Manage blacklisted request with Scrapy¶
Goal¶
A scraper is downloading pages of a website.
However, the website has a rate limit by IP. When the scraper downloads 10 pages, the website returns only an empty page with a HTTP 429 status.
Does the scraper must wait when the limit is reached ? No!
The scraper has to ask Scrapoxy to replace the instance.
Step 1: Create a Scraper¶
See Integrate Scrapoxy to Scrapy to create the scraper.

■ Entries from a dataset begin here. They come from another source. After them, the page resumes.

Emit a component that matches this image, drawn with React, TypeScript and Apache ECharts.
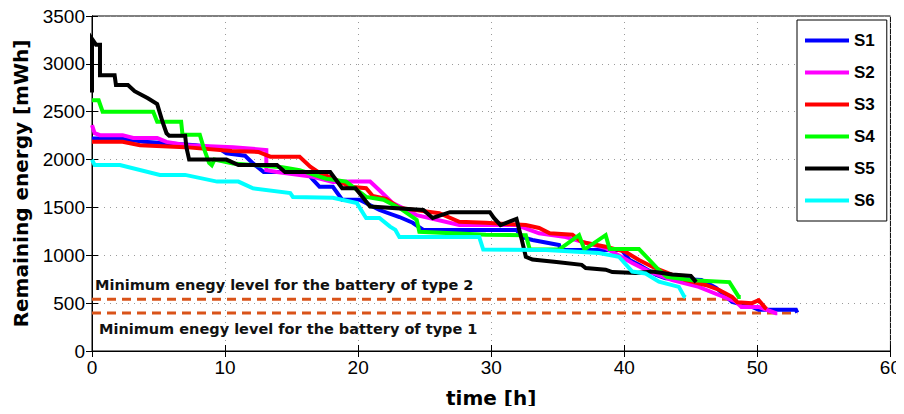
import React, { useEffect, useRef } from "react";
import * as echarts from "echarts";

const seriesNames = ["S1", "S2", "S3", "S4", "S5", "S6"];
const seriesColors = ["#0000FF", "#FF00FF", "#FF0000", "#00FF00", "#000000", "#00FFFF"];

const s1: number[][] = [[0,2220],[2.1,2220],[3.9,2185],[7.8,2150],[9.5,2120],[10.1,2065],[11.5,2040],[12.1,1960],[12.9,1870],[16.1,1870],[16.6,1790],[17.1,1715],[18.1,1715],[18.8,1580],[20.1,1580],[21.6,1473],[23.1,1400],[24.1,1340],[24.9,1265],[31.9,1265],[32.3,1190],[33.1,1160],[35.1,1107],[35.2,1055],[39.8,1055],[40.4,950],[41.1,900],[42.4,795],[43.1,760],[45.8,742],[46.9,660],[48.1,512],[49.6,460],[50.1,430],[52.9,430],[53,400]];
const s2: number[][] = [[0,2360],[0.2,2275],[0.6,2255],[2.3,2255],[3.1,2225],[4.9,2225],[5.6,2185],[7.1,2150],[10.6,2130],[13.1,2100],[13.1,1890],[13.9,1870],[16.6,1820],[18.1,1765],[19.5,1770],[20.9,1770],[21.6,1680],[22.6,1545],[24.4,1420],[27.6,1316],[31.9,1316],[33.6,1230],[35.6,1190],[37.1,1130],[38.6,1075],[40.6,920],[41.9,830],[43.6,740],[45.6,670],[47.1,585],[48.4,515],[48.8,460],[50.1,460],[51.4,395],[51.5,395]];
const s3: number[][] = [[0,2185],[2.3,2185],[3.6,2150],[7,2130],[10.5,2090],[12.5,2080],[13.4,2030],[15.6,2030],[16.4,1925],[17.1,1860],[18.1,1805],[19.4,1715],[20.6,1700],[21.1,1620],[22.1,1590],[23.1,1495],[26.1,1440],[27.6,1350],[29.6,1340],[32.6,1316],[33.6,1285],[34.4,1230],[36.1,1215],[36.8,1140],[38.6,1090],[40.1,1035],[41.1,950],[42.1,880],[43.1,825],[44.6,740],[46.1,690],[47.1,640],[48.1,565],[48.5,510],[49.6,500],[50.1,530],[50.6,450],[50.7,440]];
const s4: number[][] = [[0,2620],[0.5,2620],[0.8,2500],[4.6,2500],[4.9,2395],[6.7,2395],[6.8,2260],[8.1,2260],[8.4,2120],[8.8,1965],[9,1940],[9.2,2000],[10.6,1960],[14.3,1920],[15.6,1890],[17.6,1800],[19.1,1770],[20.6,1610],[21.9,1580],[23.1,1495],[24.4,1370],[24.6,1245],[29.6,1215],[32.6,1210],[32.9,1060],[35.1,1060],[36.6,1210],[37,1060],[38.6,1210],[38.9,1065],[41.1,1065],[41.9,950],[42.6,845],[43.2,775],[45.1,740],[47.9,720],[48.6,565],[48.75,565]];
const s5: number[][] = [[0,2700],[0,3260],[0.3,3200],[0.6,3200],[0.6,2880],[1.7,2880],[1.8,2780],[2.7,2780],[3.2,2715],[4.2,2640],[4.9,2580],[5.3,2395],[5.6,2275],[5.8,2250],[7,2250],[7.1,2125],[7.3,2000],[10.1,2000],[11,1943],[13.9,1943],[14.5,1870],[17.9,1870],[18.8,1700],[19.8,1700],[20.9,1510],[24.9,1473],[25.6,1390],[26.9,1450],[29.9,1450],[30.2,1390],[30.7,1316],[31.9,1380],[32.3,1160],[32.6,985],[33.1,955],[34.9,930],[36.8,900],[37.1,867],[38.6,850],[39.1,825],[40.9,815],[42.1,830],[43.6,800],[45,785],[45.4,720]];
const s6: number[][] = [[0,2000],[0.2,1943],[2.1,1943],[5.1,1840],[7,1840],[9.4,1770],[11,1770],[12.1,1700],[14.9,1650],[15.1,1610],[18.1,1600],[19.9,1545],[20.6,1390],[21.6,1390],[22.4,1300],[22.8,1265],[23.1,1190],[29.1,1190],[29.4,1060],[34.1,1055],[38.1,1024],[39.6,985],[40.6,830],[41.6,810],[42.6,725],[44.1,670],[44.5,570],[44.6,560]];
const seriesData = [s1, s2, s3, s4, s5, s6];

const type2Level: number[][] = [[0,540],[48.5,540]];
const type1Level: number[][] = [[0,396],[53,396]];
const levelLabels = ["Minimum enegy level for the battery of type 2", "Minimum enegy level for the battery of type 1"];

const xTicks = [0, 60, 10];
const yTicks = [0, 3500, 500];

const FONT = "'Liberation Sans', Arial, sans-serif";
const WIDE = "'DejaVu Sans', sans-serif";

export default function App() {
  const ref = useRef<HTMLDivElement>(null);
  useEffect(() => {
    if (!ref.current) return;
    const chart = echarts.init(ref.current, undefined, { renderer: "svg" });
    const grid = { left: 92, right: 12, top: 16, bottom: 63 };
    const splitLine = { show: true, lineStyle: { color: "#9a9a9a", type: [1, 5] as any, width: 1 } };
    const lineSeries = seriesData.map((d, i) => ({
      name: seriesNames[i],
      type: "line",
      data: d,
      showSymbol: false,
      color: seriesColors[i],
      lineStyle: { width: 4, color: seriesColors[i], join: "miter" },
      z: 3 + i,
    }));
    const dashed = [type2Level, type1Level].map((d) => ({
      type: "line",
      data: d,
      showSymbol: false,
      color: "#D95319",
      lineStyle: { width: 3, color: "#D95319", type: [9, 6] as any },
      z: 2,
      legendHoverLink: false,
    }));
    chart.setOption({
      animation: false,
      backgroundColor: "#fff",
      textStyle: { fontFamily: FONT },
      grid: { ...grid, show: true, borderColor: "#000", borderWidth: 1, backgroundColor: "transparent" },
      legend: {
        data: seriesNames,
        orient: "vertical",
        left: 797,
        top: 20,
        padding: [12, 12, 12, 8],
        itemGap: 15,
        itemWidth: 44,
        itemHeight: 4,
        icon: "rect",
        borderColor: "#000",
        borderWidth: 1,
        backgroundColor: "#fff",
        textStyle: { fontFamily: FONT, fontSize: 17, fontWeight: "bold", color: "#000", lineHeight: 16 },
      },
      xAxis: [
        {
          type: "value",
          min: xTicks[0],
          max: xTicks[1],
          interval: xTicks[2],
          name: "time [h]",
          nameLocation: "middle",
          nameGap: 37,
          nameTextStyle: { fontFamily: WIDE, fontSize: 20, fontWeight: "bold", color: "#000" },
          axisLine: { show: true, lineStyle: { color: "#000", width: 1 } },
          axisTick: { show: true, inside: true, length: 6, lineStyle: { color: "#000" } },
          axisLabel: { fontSize: 19, color: "#000", margin: 7, fontFamily: FONT, formatter: (v: number) => String(v) },
          splitLine,
        },
        {
          type: "value",
          position: "top",
          min: xTicks[0],
          max: xTicks[1],
          interval: xTicks[2],
          axisLine: { show: true, lineStyle: { color: "#000" } },
          axisTick: { show: true, inside: true, length: 6, lineStyle: { color: "#000" } },
          axisLabel: { show: false },
          splitLine: { show: false },
        },
      ],
      yAxis: [
        {
          type: "value",
          min: yTicks[0],
          max: yTicks[1],
          interval: yTicks[2],
          name: "Remaining energy [mWh]",
          nameLocation: "middle",
          nameGap: 61,
          nameTextStyle: { fontFamily: WIDE, fontSize: 20, fontWeight: "bold", color: "#000" },
          axisLine: { show: true, lineStyle: { color: "#000", width: 1 } },
          axisTick: { show: true, inside: true, length: 6, lineStyle: { color: "#000" } },
          axisLabel: { fontSize: 19, color: "#000", margin: 7, fontFamily: FONT, formatter: (v: number) => String(v) },
          splitLine,
        },
        {
          type: "value",
          position: "right",
          min: yTicks[0],
          max: yTicks[1],
          interval: yTicks[2],
          axisLine: { show: true, lineStyle: { color: "#000" } },
          axisTick: { show: true, inside: true, length: 6, lineStyle: { color: "#000" } },
          axisLabel: { show: false },
          splitLine: { show: false },
        },
      ],
      graphic: [
        { type: "text", x: 95, y: 285, style: { text: levelLabels[0], font: `bold 14.5px ${WIDE}`, fill: "#111", verticalAlign: "middle" }, z: 10 },
        { type: "text", x: 99, y: 329, style: { text: levelLabels[1], font: `bold 14.5px ${WIDE}`, fill: "#111", verticalAlign: "middle" }, z: 10 },
      ],
      series: [...dashed, ...lineSeries],
    });
    return () => chart.dispose();
  }, []);
  return <div ref={ref} style={{ width: 904, height: 414, margin: -8 }} />;
}
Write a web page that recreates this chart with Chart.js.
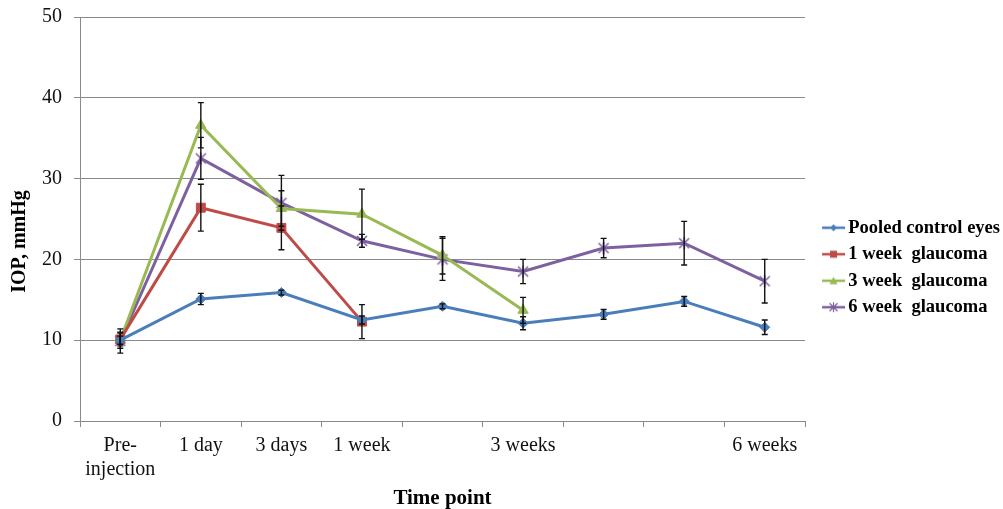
<!DOCTYPE html>
<html>
<head>
<meta charset="utf-8">
<script src="https://cdn.jsdelivr.net/npm/chart.js@4/dist/chart.umd.min.js"></script>
<style>
  body { margin: 0; background: #fff; }
  #wrap { width: 1003px; height: 509px; }
</style>
</head>
<body>
<div id="wrap"><canvas id="iopChart"></canvas></div>
<script>
// Time points (some columns carry no label in the original)
const timePoints = [['Pre-', 'injection'], '1 day', '3 days', '1 week', '', '3 weeks', '', '', '6 weeks'];

// Mean IOP, mmHg
const pooledControl = [10.0, 15.1, 15.9, 12.5, 14.2, 12.1, 13.2, 14.8, 11.6];
const oneWeekGlaucoma = [10.1, 26.4, 23.9, 12.3, null, null, null, null, null];
const threeWeekGlaucoma = [10.0, 36.6, 26.3, 25.6, 20.5, 13.7, null, null, null];
const sixWeekGlaucoma = [9.9, 32.5, 27.0, 22.3, 20.0, 18.5, 21.4, 22.0, 17.3];

// Error bars (+/-)
const pooledControlErr = [0.5, 0.7, 0.3, 0.5, 0.3, 0.8, 0.6, 0.6, 0.9];
const oneWeekErr = [0.8, 2.9, 2.7, 2.1, null, null, null, null, null];
const threeWeekErr = [1.0, 2.8, 2.2, 3.1, 2.3, 1.6, null, null, null];
const sixWeekErr = [1.5, 2.6, 3.4, 0.8, 2.6, 1.5, 1.2, 2.7, 2.7];

const yTicks = [0, 10, 20, 30, 40, 50];

const serif = "'Liberation Serif', 'Times New Roman', serif";

// Excel style "star" marker: an X with a vertical stroke
function starMarker(color) {
    const c = document.createElement('canvas');
    c.width = 14; c.height = 14;
    const g = c.getContext('2d');
    g.strokeStyle = color; g.lineWidth = 1.5;
    g.beginPath();
    g.moveTo(2, 2); g.lineTo(12, 12); g.moveTo(12, 2); g.lineTo(2, 12);
    g.moveTo(7, 1); g.lineTo(7, 13);
    g.stroke();
    return c;
}

// legend sample: short line with the marker in the middle
// (drawn off-centre in a wider canvas so it sits close to the text)
function legendIcon(color, style) {
    const c = document.createElement('canvas');
    c.width = 40; c.height = 12;
    const g = c.getContext('2d');
    const m = 27.5;
    g.strokeStyle = color; g.fillStyle = color; g.lineWidth = 2.5;
    g.beginPath(); g.moveTo(16, 6); g.lineTo(39, 6); g.stroke();
    g.lineWidth = 1.2;
    g.beginPath();
    if (style === 'diamond') {
        g.moveTo(m, 2.5); g.lineTo(m + 3.5, 6); g.lineTo(m, 9.5); g.lineTo(m - 3.5, 6); g.closePath(); g.fill();
    } else if (style === 'square') {
        g.fillRect(m - 3.5, 2.5, 7, 7);
    } else if (style === 'triangle') {
        g.moveTo(m, 2); g.lineTo(m + 4, 9.5); g.lineTo(m - 4, 9.5); g.closePath(); g.fill();
    } else {
        g.moveTo(m - 4, 2); g.lineTo(m + 4, 10); g.moveTo(m + 4, 2); g.lineTo(m - 4, 10);
        g.moveTo(m, 1); g.lineTo(m, 11); g.stroke();
    }
    return c;
}

const errorSets = [pooledControlErr, oneWeekErr, threeWeekErr, sixWeekErr];

const errorBars = {
    id: 'errorBars',
    afterDatasetsDraw(chart) {
        const ctx = chart.ctx;
        const xs = chart.scales.x, ys = chart.scales.y;
        ctx.save();
        ctx.strokeStyle = '#111';
        ctx.lineWidth = 1.4;
        chart.data.datasets.forEach((ds, di) => {
            const errs = errorSets[di];
            ds.data.forEach((v, i) => {
                if (v == null || errs[i] == null) return;
                const px = xs.getPixelForValue(i);
                const top = ys.getPixelForValue(v + errs[i]);
                const bot = ys.getPixelForValue(v - errs[i]);
                ctx.beginPath();
                ctx.moveTo(px, top); ctx.lineTo(px, bot);
                ctx.moveTo(px - 3, top); ctx.lineTo(px + 3, top);
                ctx.moveTo(px - 3, bot); ctx.lineTo(px + 3, bot);
                ctx.stroke();
            });
        });
        ctx.restore();
    }
};

function series(label, data, color, pointStyle, radius, icon) {
    return {
        label: label,
        data: data,
        borderColor: color,
        backgroundColor: color,
        borderWidth: 3,
        pointStyle: pointStyle,
        pointRadius: radius,
        pointBorderWidth: 1,
        pointBackgroundColor: color,
        pointBorderColor: color,
        tension: 0,
        spanGaps: false,
        legendIcon: icon
    };
}

const ctx = document.getElementById('iopChart');
const iopChart = new Chart(ctx, {
    type: 'line',
    data: {
        labels: timePoints,
        datasets: [
            series('Pooled control eyes', pooledControl, '#4A7EBB', 'rectRot', 5, legendIcon('#4A7EBB', 'diamond')),
            series('1 week  glaucoma', oneWeekGlaucoma, '#BE4B48', 'rect', 6.3, legendIcon('#BE4B48', 'square')),
            series('3 week  glaucoma', threeWeekGlaucoma, '#98B954', 'triangle', 6, legendIcon('#98B954', 'triangle')),
            series('6 week  glaucoma', sixWeekGlaucoma, '#7D60A0', starMarker('#7D60A0'), 6, legendIcon('#7D60A0', 'star'))
        ]
    },
    options: {
        responsive: true,
        maintainAspectRatio: false,
        animation: false,
        layout: { padding: { top: 6, left: 0, right: -7, bottom: 0 } },
        plugins: {
            legend: {
                position: 'right',
                title: {
                    display: true,
                    text: ' ',
                    font: { size: 10 },
                    padding: 4
                },
                labels: {
                    usePointStyle: true,
                    pointStyleWidth: 26,
                    padding: 8,
                    color: '#000',
                    font: { family: serif, size: 18.5, weight: 'bold' },
                    generateLabels(chart) {
                        return chart.data.datasets.map((ds, i) => ({
                            text: ds.label,
                            pointStyle: ds.legendIcon,
                            fillStyle: ds.borderColor,
                            strokeStyle: ds.borderColor,
                            lineWidth: 0,
                            fontColor: '#000',
                            hidden: false,
                            datasetIndex: i
                        }));
                    }
                }
            },
            tooltip: { enabled: false }
        },
        scales: {
            x: {
                offset: true,
                grid: {
                    display: true,
                    offset: true,
                    drawOnChartArea: false,
                    drawTicks: true,
                    tickLength: 6,
                    color: '#8a8a8a'
                },
                border: { color: '#8a8a8a', width: 1 },
                ticks: {
                    autoSkip: false,
                    maxRotation: 0,
                    color: '#111',
                    padding: 7,
                    font: { family: serif, size: 20 }
                },
                title: {
                    display: true,
                    text: 'Time point',
                    color: '#000',
                    font: { family: serif, size: 21, weight: 'bold', lineHeight: 1 },
                    padding: { top: -1, bottom: 0 }
                }
            },
            y: {
                min: yTicks[0],
                max: yTicks[yTicks.length - 1],
                afterBuildTicks(axis) {
                    axis.ticks = yTicks.map(v => ({ value: v }));
                },
                grid: {
                    color: '#8a8a8a',
                    lineWidth: 1,
                    tickLength: 6
                },
                border: { color: '#8a8a8a', width: 1 },
                ticks: {
                    color: '#111',
                    padding: 12,
                    font: { family: serif, size: 20, lineHeight: 0.5 }
                },
                title: {
                    display: true,
                    text: 'IOP, mmHg         ',
                    color: '#000',
                    font: { family: serif, size: 20, weight: 'bold' },
                    padding: { top: 8, bottom: -2 }
                }
            }
        }
    },
    plugins: [errorBars]
});
</script>
</body>
</html>
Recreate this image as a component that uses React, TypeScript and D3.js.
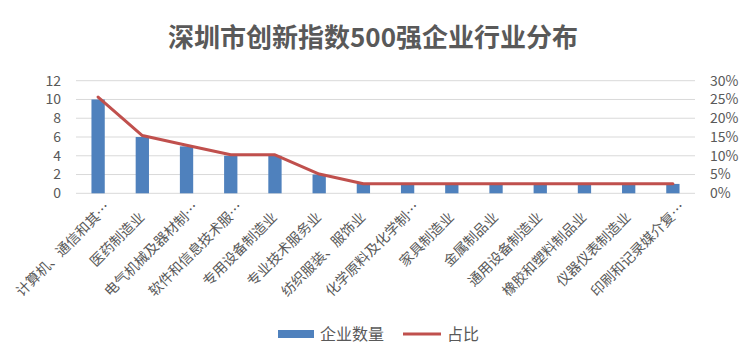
import React from "react";
import * as d3 from "d3";

const categories = [
  "计算机、通信和其他电子设备制造业",
  "医药制造业",
  "电气机械及器材制造业",
  "软件和信息技术服务业",
  "专用设备制造业",
  "专业技术服务业",
  "纺织服装、服饰业",
  "化学原料及化学制品制造业",
  "家具制造业",
  "金属制品业",
  "通用设备制造业",
  "橡胶和塑料制品业",
  "仪器仪表制造业",
  "印刷和记录媒介复制业",
];
const counts = [10, 6, 5, 4, 4, 2, 1, 1, 1, 1, 1, 1, 1, 1];
const total = d3.sum(counts);
const shares = counts.map((c) => c / total);
const leftTicks = [0, 2, 4, 6, 8, 10, 12];
const rightTicks = [0, 0.05, 0.1, 0.15, 0.2, 0.25, 0.3];

const W = 750;
const H = 360;
const plot = { left: 76, right: 695, top: 80.7, bottom: 193.3 };
const FONT = "'Noto Sans CJK SC', 'Noto Sans', sans-serif";
const GRAY = "#595959";
const BLUE = "#4F81BD";
const RED = "#C0504D";
const MAXCH = 8;

export default function App() {
  const band = d3.scaleBand<string>().domain(categories).range([plot.left, plot.right]);
  const yL = d3.scaleLinear().domain([0, 12]).range([plot.bottom, plot.top]);
  const yR = d3.scaleLinear().domain([0, 0.3]).range([plot.bottom, plot.top]);
  const cx = (c: string) => (band(c) as number) + band.bandwidth() / 2;
  const bw = 13.3;
  const line = d3
    .line<number>()
    .x((_, i) => cx(categories[i]))
    .y((d) => yR(d));

  return (
    <svg
      width={W}
      height={H}
      style={{ position: "absolute", left: 0, top: 0, background: "#fff" }}
      fontFamily={FONT}
    >
      <rect x={0} y={0} width={W} height={H} fill="#fff" />
      <text
        x={373}
        y={47}
        textAnchor="middle"
        fontSize={26}
        fontWeight="bold"
        fill={GRAY}
      >
        深圳市创新指数500强企业行业分布
      </text>
      {leftTicks.map((t) => (
        <line
          key={"g" + t}
          x1={plot.left}
          x2={plot.right}
          y1={yL(t)}
          y2={yL(t)}
          stroke="#D9D9D9"
          strokeWidth={1}
        />
      ))}
      {leftTicks.map((t) => (
        <text
          key={"l" + t}
          x={61}
          y={yL(t)}
          dy="0.35em"
          textAnchor="end"
          fontSize={14}
          fill={GRAY}
        >
          {t}
        </text>
      ))}
      {rightTicks.map((t) => (
        <text
          key={"r" + t}
          x={710}
          y={yR(t)}
          dy="0.35em"
          textAnchor="start"
          fontSize={14}
          fill={GRAY}
        >
          {d3.format(".0%")(t)}
        </text>
      ))}
      {categories.map((c, i) => (
        <rect
          key={"b" + c}
          x={cx(c) - bw / 2}
          y={yL(counts[i])}
          width={bw}
          height={yL(0) - yL(counts[i])}
          fill={BLUE}
        />
      ))}
      <path
        d={line(shares) as string}
        fill="none"
        stroke={RED}
        strokeWidth={3}
        strokeLinejoin="round"
        strokeLinecap="round"
      />
      {categories.map((c) => {
        const cut = c.length > MAXCH;
        return (
          <g key={"x" + c} transform={`translate(${cx(c) + 3},${218}) rotate(-45)`}>
            <text textAnchor="end" fontSize={14} fill={GRAY}>
              {cut ? c.slice(0, MAXCH) : c}
            </text>
            {cut && (
              <text textAnchor="start" fontSize={14} fill={GRAY}>
                …
              </text>
            )}
          </g>
        );
      })}
      <rect x={278} y={330} width={36} height={8} fill={BLUE} />
      <text x={320} y={334} dy="0.35em" fontSize={16} fill={GRAY}>
        企业数量
      </text>
      <line x1={403} x2={441} y1={334} y2={334} stroke={RED} strokeWidth={3} />
      <text x={447} y={334} dy="0.35em" fontSize={16} fill={GRAY}>
        占比
      </text>
    </svg>
  );
}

Edit settings of Scrapoxy¶
Add this content to myscraper/settings.py
:
CONCURRENT_REQUESTS_PER_DOMAIN = 1
RETRY_TIMES = 0
# PROXY
PROXY = 'http://127.0.0.1:8888/?noconnect'
# SCRAPOXY
API_SCRAPOXY = 'http://127.0.0.1:8889/api'
API_SCRAPOXY_PASSWORD = 'CHANGE_THIS_PASSWORD'
# BLACKLISTING
BLACKLIST_HTTP_STATUS_CODES = [ 503 ]
DOWNLOADER_MIDDLEWARES = {
'scrapoxy.downloadmiddlewares.proxy.ProxyMiddleware': 100,
'scrapoxy.downloadmiddlewares.wait.WaitMiddleware': 101,
'scrapoxy.downloadmiddlewares.scale.ScaleMiddleware': 102,
'scrapy.downloadermiddlewares.httpproxy.HttpProxyMiddleware': None,
'scrapoxy.downloadmiddlewares.blacklist.BlacklistDownloaderMiddleware': 950,
}
Warning
Don’t forget to change the password!
Edit settings of the Scraper¶
Change the password of the commander in my-config.json
:
"commander": {
"password": "CHANGE_THIS_PASSWORD"
},
Warning
Don’t forget to change the password!